Often times I DO prefer to feed discreetly, but then there’s times where even when the option is available to go to another part of the mall / restuarant/ zoo / wherever, it’s just too must hassle
Post # 86
Totally this! The school I live next to is having some work done and the work men are accessing the school via the gate outside my house. Today has been super hot and humid and we saw some of them leaving. He was chatting to me complaining he’d had to keep his top on all day as they work in a school. I’m there like ‘welcome to our world’ I’ve got 2 tops on today so I can breastfeed comfortably LilliV :
Post # 87
kiram : I think your thinking is what gets us as a society in trouble, I don’t see how me feeding my son is comparable to pooping. Breasts and breastfeeding shouldn’t be sexualized which I think is the point of breastfeeding being allowed in public, men walk around without their shirts on and nobody bats an eye but children EAT and everyone loses their mind.
Post # 88
I’m not a mother so forgive me if I sound stupid…
I don’t understand the pearl clutching around public breastfeeding. Babies need to eat at inconvenient times. So what?
When I see a woman breastfeeding in public, I simply avert my eyes and mind my own business. It would be creepy of me to stare. Those who get butthurt over public breastfeeding must have very easy lives to be offended over something so trivial. I understand that breasts have been sexualized but their primary function is not sexual.

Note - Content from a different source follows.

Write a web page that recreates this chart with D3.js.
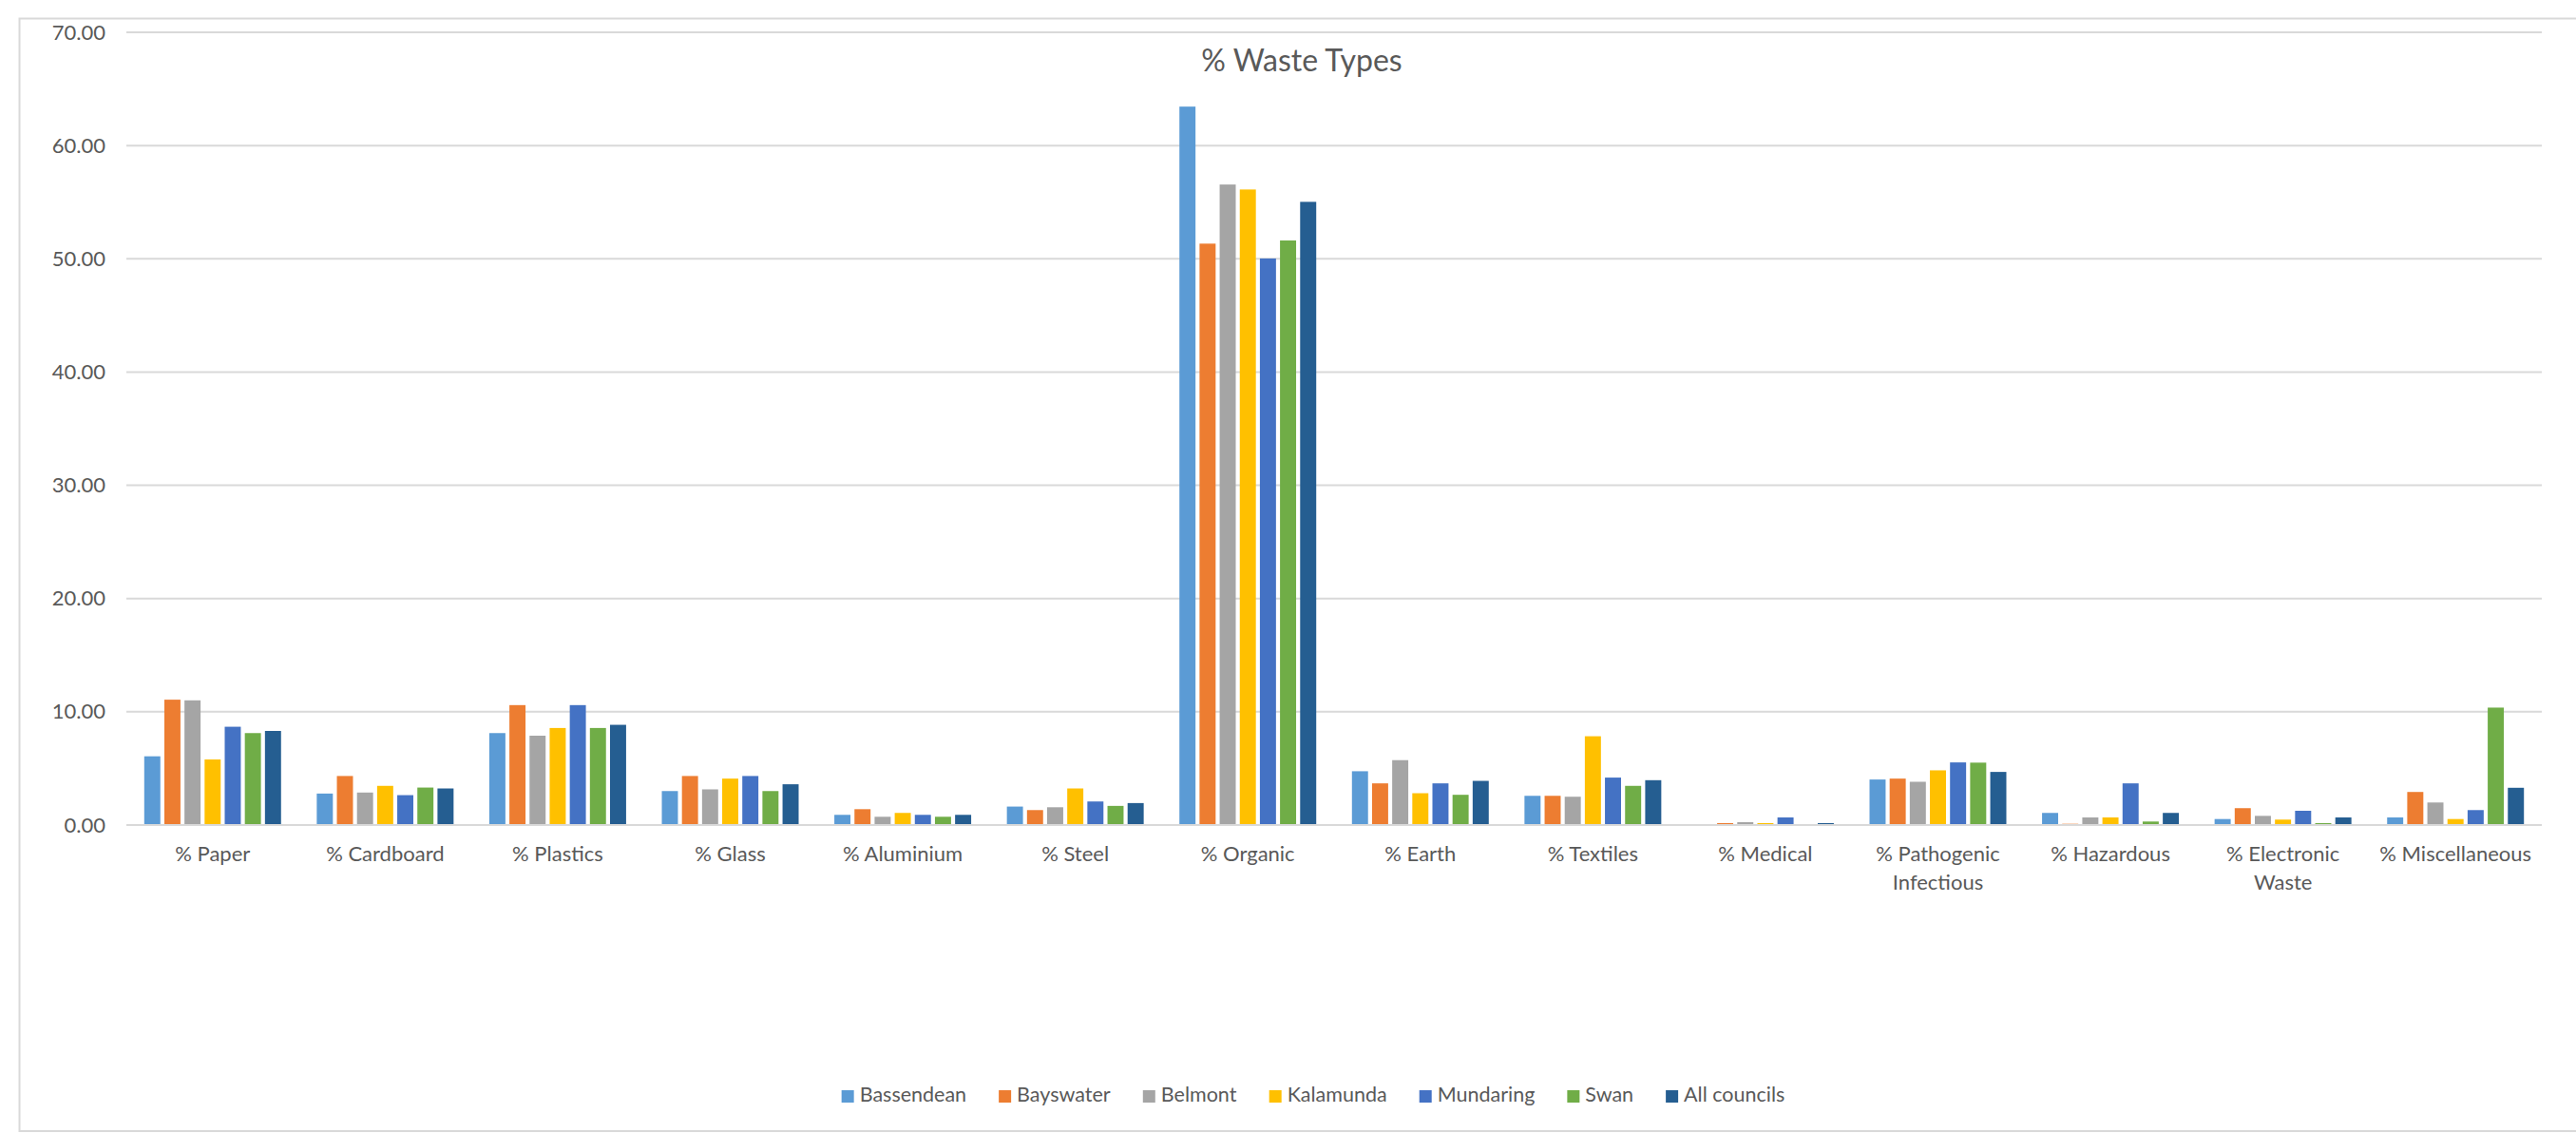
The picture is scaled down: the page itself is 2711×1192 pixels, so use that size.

I will admit that I think it’s a bit much when moms go viral for public breastfeeding or stage “nurse ins”. Public breastfeeding is not newsworthy. If a store is so uptight about breastfeeding, the best way to protest is to refuse to spend any money there. There’s no reason to gather a bunch of breastfeeding moms and have them nurse at the same time just to prove a point…that’s just being extra.
Post # 89
kiram : I really can not believe you just compared me feeding my baby to someone taking a shit. That is so disrespectful and a completely unfounded, wild comparison. When I breastfeed I don’t force anyone to look. You have the amazing ability to turn your head the other way, close your eyes, or hell – hold a blanket over your own face if it is that offensive.
Post # 90
Today is the first day we went out in public for an extended period of time with our newborn and I breastfed on a bench in the mall. My baby’s hunger/thirst trumps people’s issues with sexualizing a breast and I wasn’t going to try to find some kind of private changing room while she was fussing out of hunger. I didn’t make eye contact and don’t know what the reactions might have been. I know that when we were done nursing, I had tons of strangers approach me to ask how old she was or to fawn over her.